The ADP Employment Report for December indicated that 153,000 private-sector jobs were added to the U.S. economy in December. This was a little short of expectations and suggests that the official job count, released tomorrow morning, will show about 163,000 net new payroll jobs. The ADP Report is not a perfect predictor of the BLS numbers, but it does suggest that payroll gains may fall below expectations for December and are trending lower, as expected. Still, something in the neighborhood of 163,000 net new jobs for December would not be a bad number. Also, we would not be surprised if the unemployment rate ticked up in December after falling three- tenths of a point in November to 4.6 percent. The combination of a disappointing payroll gain and an increase in the unemployment rate may be a sobering combination for financial markets tomorrow, but should not be interpreted as a loss of momentum for the U.S. economy. Still, we are mindful that first quarter GDP data has tended to be weaker than expected in the post-recession period. We will be publishing our updated January U.S. Economic Outlook early next week.
The ISM Non-Manufacturing Index for December was unchanged at 57.2, showing ongoing improvement in the broad non-manufacturing sector. Nine out of ten sub-indexes were above 50, indicating positive conditions in production, new orders and employment, amongst other areas. Out of 15 industries, 12 reported growth in December, including mining, retail trade, finance and insurance and information services. Three industries reported contraction in December. They were public administration, wholesale trade and agriculture. Anecdotal comments were generally positive. Noteworthy in both the ISM-Manufacturing and Non-Manufacturing Indexes for December, the price sub-indexes are increasing, suggesting that inflationary forces are building in the U.S. economy. The pace of inflation will be a key motivator for Federal Reserve interest rate policy this year.
Even if job growth was not robust in December, consumers felt confident in taking advantage of generous incentives at auto dealers. U.S. auto sales surged in December to an 18.4 million unit sales rate, the best monthly sales rate since July 2005. Strong sales in the fourth quarter pushed total sales for 2016 to 17.54 million units, a new record. We suspect that strong year-end sales will cannibalize sales from early 2017 and we will see a reset in auto sales at the start of this year. We have been bearish on auto sales for 2017, expecting them to gradually ease in a typical late-cycle pattern. However, we can also say that consumer spending on autos as a percentage of disposable income remains low, so consumers have some room to keep buying new wheels if they want to.
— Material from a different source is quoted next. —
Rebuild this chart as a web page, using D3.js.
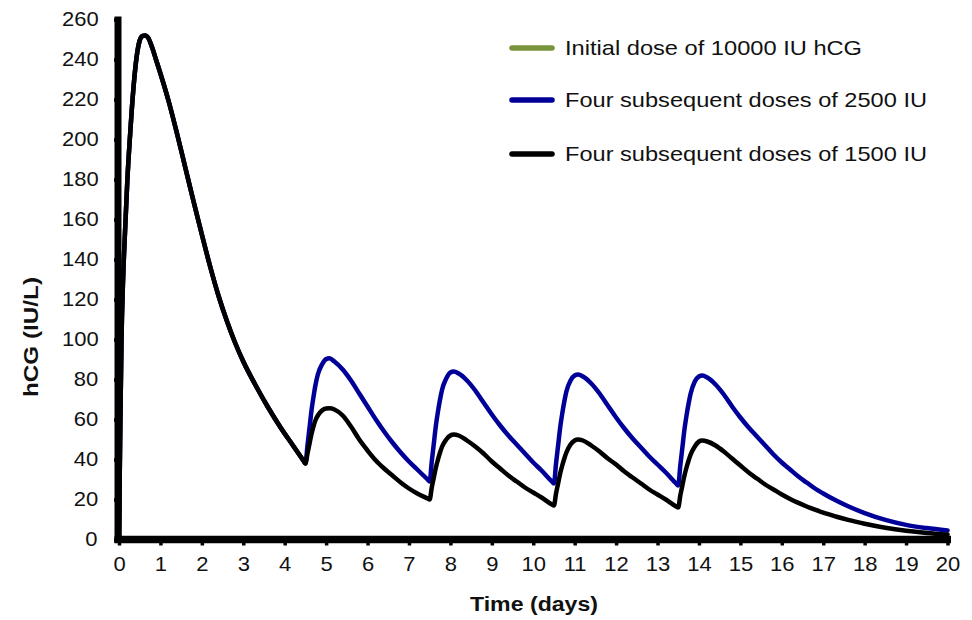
<!DOCTYPE html>
<html>
<head>
<meta charset="utf-8">
<script src="https://cdn.jsdelivr.net/npm/d3@7"></script>
<style>
  html, body { margin: 0; padding: 0; background: #fff; }
  svg { display: block; }
  text { font-family: "Liberation Sans", Arial, sans-serif; fill: #111; }
  .stretch { transform-box: fill-box; transform-origin: center; transform: scaleX(1.1); }
</style>
</head>
<body>
<svg id="chart" width="972" height="620"></svg>
<script>
// Serum hCG after the initial 10000 IU dose (shared by all regimens until day 4.5)
const initialDays = [0, 0.03, 0.06, 0.1, 0.15, 0.2, 0.27, 0.35, 0.43, 0.5, 0.56, 0.63, 0.7, 0.8, 0.9, 1.0,
  1.2, 1.4, 1.6, 1.8, 2.0, 2.2, 2.4, 2.6, 2.8, 3.0, 3.3, 3.6, 3.9, 4.2, 4.45, 4.5];
const initialLevel = [0, 55, 100, 131, 156, 179, 203, 226, 242, 249.5, 251.7, 252, 251, 246, 239.5, 233,
  219, 203, 186, 169, 152.5, 136.5, 122, 109.5, 98.5, 89, 77, 66, 56, 47, 39.5, 38];

// Days sampled after each subsequent dose (given on days 4.5, 7.5, 10.5 and 13.5)
const laterDays = [
  4.55, 4.6, 4.65, 4.7, 4.75, 4.8, 4.9, 5.0, 5.08, 5.2, 5.4, 5.6, 5.8, 6.0, 6.2, 6.4, 6.6, 6.8, 7.0, 7.2, 7.45, 7.5,
  7.55, 7.6, 7.65, 7.7, 7.75, 7.8, 7.9, 8.0, 8.08, 8.2, 8.4, 8.6, 8.8, 9.0, 9.2, 9.4, 9.6, 9.8, 10.0, 10.2, 10.45, 10.5,
  10.55, 10.6, 10.65, 10.7, 10.75, 10.8, 10.9, 11.0, 11.08, 11.2, 11.4, 11.6, 11.8, 12.0, 12.2, 12.4, 12.6, 12.8, 13.0, 13.2, 13.45, 13.5,
  13.55, 13.6, 13.65, 13.7, 13.75, 13.8, 13.9, 14.0, 14.08, 14.2, 14.4, 14.6, 14.8, 15.0, 15.2, 15.4, 15.6, 15.8,
  16.0, 16.2, 16.4, 16.6, 16.8, 17.0, 17.3, 17.6, 18.0, 18.5, 19.0, 19.5, 20.0
];
const level2500 = [
  47, 56, 65, 72, 78, 82.5, 87.5, 90.2, 90.6, 89, 85, 79.5, 73, 66.5, 60, 54, 48.5, 43.5, 39, 35, 30, 29,
  39, 48, 57, 64, 70, 75, 80.5, 83.5, 84, 83, 79.5, 74.5, 68.5, 62.5, 57, 52, 47.5, 43, 38.5, 34.5, 29, 28,
  38, 47, 56, 63, 69, 74, 79.5, 82, 82.5, 81.5, 78, 73, 67, 61, 55.5, 50.5, 46, 41.5, 37.5, 33.5, 28, 27,
  37, 46, 55, 62, 68, 73, 79, 81.5, 82, 81, 77.5, 72.5, 66.5, 61, 56, 51.5, 47, 42.5,
  38.5, 35, 31.5, 28.5, 25.5, 23, 19.6, 16.6, 13.2, 9.8, 7.3, 5.7, 4.5
];
const level1500 = [
  43, 48, 53, 57, 60, 62, 64.5, 65.5, 65.6, 65, 62, 56.5, 50, 44.5, 39.5, 35.5, 32, 28.5, 25.5, 23, 20.5, 20,
  26, 31, 36, 40, 43.5, 46.5, 50, 52, 52.5, 52, 49.5, 46.5, 43, 39, 35.5, 32, 29, 26, 23.5, 21, 17.5, 17,
  23, 28, 33, 37, 40.5, 43.5, 47.5, 49.5, 50, 49.5, 47, 44, 40.5, 37.5, 34, 31, 28, 25, 22.5, 20, 16.5, 16,
  22, 27, 32, 36, 39.5, 42.5, 46.5, 49, 49.5, 49, 47, 44, 40.5, 37, 33.5, 30.5, 27.5, 25,
  22.5, 20.3, 18.3, 16.5, 14.9, 13.4, 11.5, 9.8, 7.9, 5.9, 4.4, 3.3, 2.5
];

const xTicks = d3.range(0, 21, 1);
const yTicks = d3.range(0, 261, 20);

const legendLabels = [
  "Initial dose of 10000 IU hCG",
  "Four subsequent doses of 2500 IU",
  "Four subsequent doses of 1500 IU"
];
const seriesColors = ["#77933c", "#000099", "#000000"];

const svg = d3.select("#chart");
const x = d3.scaleLinear().domain([0, 20]).range([119, 947.5]);
const y = d3.scaleLinear().domain([0, 260]).range([539.5, 19.5]);

const toPoints = (days, vals) => days.map((d, i) => [d, vals[i]]);
const initialSeries = toPoints(initialDays, initialLevel);
const series2500 = initialSeries.concat(toPoints(laterDays, level2500));
const series1500 = initialSeries.concat(toPoints(laterDays, level1500));

const line = d3.line()
  .x(d => x(d[0]))
  .y(d => y(d[1]))
  .curve(d3.curveMonotoneX);

// Concentration curves: initial dose underneath, 1500 IU regimen on top
const curves = svg.append("g").attr("fill", "none")
  .attr("stroke-width", 4.5).attr("stroke-linejoin", "round").attr("stroke-linecap", "round");
[initialSeries, series2500, series1500].forEach((s, i) => {
  curves.append("path").attr("d", line(s)).attr("stroke", seriesColors[i]);
});

// Axes
const yAxis = svg.append("g").attr("transform", `translate(${x(0) - 1},0)`)
  .call(d3.axisLeft(y).tickValues(yTicks).tickSize(4).tickSizeOuter(0).tickPadding(17));
const xAxis = svg.append("g").attr("transform", `translate(0,${y(0)})`)
  .call(d3.axisBottom(x).tickValues(xTicks).tickSize(6).tickSizeOuter(0));

[yAxis, xAxis].forEach(g => {
  g.select(".domain").remove();
  g.selectAll(".tick line").attr("stroke", "#000").attr("stroke-width", 3.5);
  g.selectAll(".tick text").attr("font-size", 20).attr("fill", "#111")
    .attr("font-family", "Liberation Sans, Arial, sans-serif").classed("stretch", true);
});
xAxis.selectAll(".tick text").attr("y", 32).attr("dy", 0);

svg.append("line")
  .attr("x1", x(0) - 1).attr("x2", x(0) - 1)
  .attr("y1", y(260) - 3).attr("y2", y(0) + 3.5)
  .attr("stroke", "#000").attr("stroke-width", 7);
svg.append("line")
  .attr("x1", x(0) - 4.5).attr("x2", x(20) + 3.5)
  .attr("y1", y(0)).attr("y2", y(0))
  .attr("stroke", "#000").attr("stroke-width", 7.5);

// Axis titles
svg.append("text")
  .attr("x", 534).attr("y", 611)
  .attr("text-anchor", "middle").attr("font-size", 20).attr("font-weight", "bold")
  .attr("textLength", 128).attr("lengthAdjust", "spacingAndGlyphs")
  .text("Time (days)");
svg.append("text")
  .attr("transform", "translate(38,337) rotate(-90)")
  .attr("text-anchor", "middle").attr("font-size", 20).attr("font-weight", "bold")
  .attr("textLength", 120).attr("lengthAdjust", "spacingAndGlyphs")
  .text("hCG (IU/L)");

// Legend
const legendRows = [48, 100, 154];
const legendWidths = [297, 362, 362];
const legend = svg.append("g");
legendLabels.forEach((label, i) => {
  legend.append("line")
    .attr("x1", 512).attr("x2", 552)
    .attr("y1", legendRows[i]).attr("y2", legendRows[i])
    .attr("stroke", seriesColors[i]).attr("stroke-width", 5.5).attr("stroke-linecap", "round");
  legend.append("text")
    .attr("x", 565).attr("y", legendRows[i] + 7)
    .attr("font-size", 21)
    .attr("textLength", legendWidths[i]).attr("lengthAdjust", "spacingAndGlyphs")
    .text(label);
});
</script>
</body>
</html>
Initial claims for unemployment insurance fell by 28,000 in the last week of 2016, to hit 235,000. This is an exceptionally low number, indicating that labor market conditions remain tight even as payroll job growth has eased off the robust +200K per month pace of 2014 through 2015. If we get 163,000 net new payroll jobs in December, with no revisions to history, we would end the year averaging 179,000 net new payroll job per month for 2016.
Market Reaction: U.S. equity markets have given up early gains. The yield in 10-Year T-bonds is down to 2.36 percent. NYMEX crude oil is down to $53.02/barrel. Natural gas futures are down to $3.19/mmbtu.